Matthew is correct about the writing about craft, modern ingredients, long-term performance, and safety. As to painting practice, the answer is very complicated. The Carlyle book is rather unique, but its purpose it to document the manuals of the 19th century British writers on the subject and the materials produced at that time. It is accurate about that, but it documents a period in time when writers were the most misguided about painting practice. I would not use the included recipes as models of good painting practice. In many ways, these are the types of books that remain relevant for the longest period of time as they do not rely on the interpretation of incomplete data.
As to more recent writers on the craft of oil painting, there is a famous book of painting formulas that contains many, many recipes that should NEVER be added to oil paint. Maroger was just completely wrong about just about everything he included in his infamous book. Mayer was very good in spirit, although today his recipes for glazing mediums containing 50-50 oil-damar are considered very problematic. Some of his tenants are timeless while other suggestions in his tome are obsolete today. I can think of no inaccuracies in Gottsegen, and his book is very useful if a bit conservative. The situation today is far more simple about pigments, as long as you have the actual pigment number it should be easy to find information about permanence. Painting practice is more complicated. If it were not, there would be little use for a forum like this one.
Some older books are generally on the mark even though they have some of the particulars wrong. Most of the descriptions that attempt to outline the methods and materials of the Old Masters, however, were completely off base. Doerner was so off that much of what he suggested created paintings that are already in very bad condition. A. P. Laurie and Church are less problematic and some of the 19th century volumes are better since they focus on interpreting old manuscripts, although, even in this, we need to be very careful. Few of these are authoritative. Even Thompson’s Cennini translation has been shown to contain over 400 mistakes, some of these are quite crucial. There are new and authoritative translations of both Cennini and the Strasbourg Manuscript. The translations of De Mayern included in Fels’s book is also problematic as it is an English translation of a less than perfect German translation of the original manuscript.
We do live in a golden age of publications on historical painting practice. Most current monographs on Old Master painters contain a technical section that can provide real information. However, to be absolutely honest, even the early issues of the National Gallery Technical Bulletin should not be read as gospel about historical painting practice as they based some of their assumptions on analytical instrumentation and data that is now known to be insufficient to make definitive conclusions. The most obvious example is their initial pronouncements that tempera grassa was a very common medium in 15th C. Italy based on their early chemical analysis. We know know this analysis is more complicated than they initially thought and most authorities on the evolution of painting in Italy no longer accept that supposition. For the most part, though, TNGTB is a wealth of concrete information about documented historical painting practice. Publications by conservation scientists and conservators working together, published in the last decade or two can generally be relied on….as far as we know today.

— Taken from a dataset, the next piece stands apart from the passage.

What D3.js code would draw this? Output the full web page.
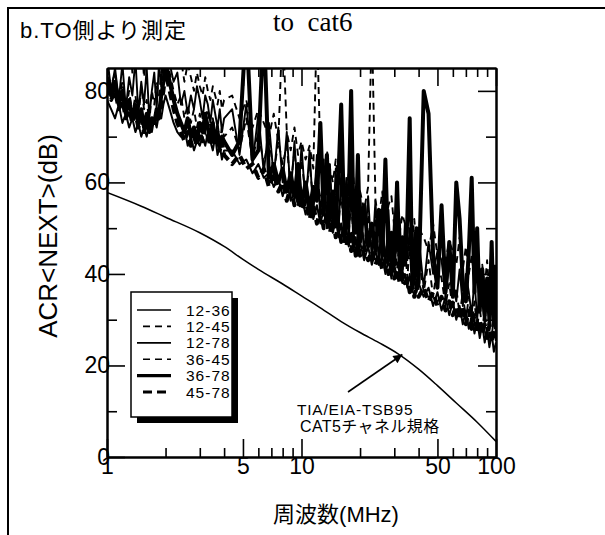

This is probably a less than satisfactory response but it is an accurate description of the situation as it is.
I suppose it depends on what one expects to extract from the resource, and how to apply the information. If you really think you’re going to find the verified secrets of the Old Masters, those old books are going to break your heart. It has to be acknowledged that Moreau-Vauthier’s reverse-engineering of Roman encaustics is just not useful to a painter today. Then again, he happened to study under Jean-Léon Gérôme, and he wrote books on how to paint- that’s worth a look. Read The Painter In Oil by Daniel Burleigh Parkhurst and see if it doesn’t make you want to step up your game. The best of the old books have at least one valuable lesson to teach: there are some things a painter must be able to do very well, each time, according to a professional standard. That lesson was attractive to many in my generation, who were taught by old AbEx adherents at a time when traditional skill was too often derided.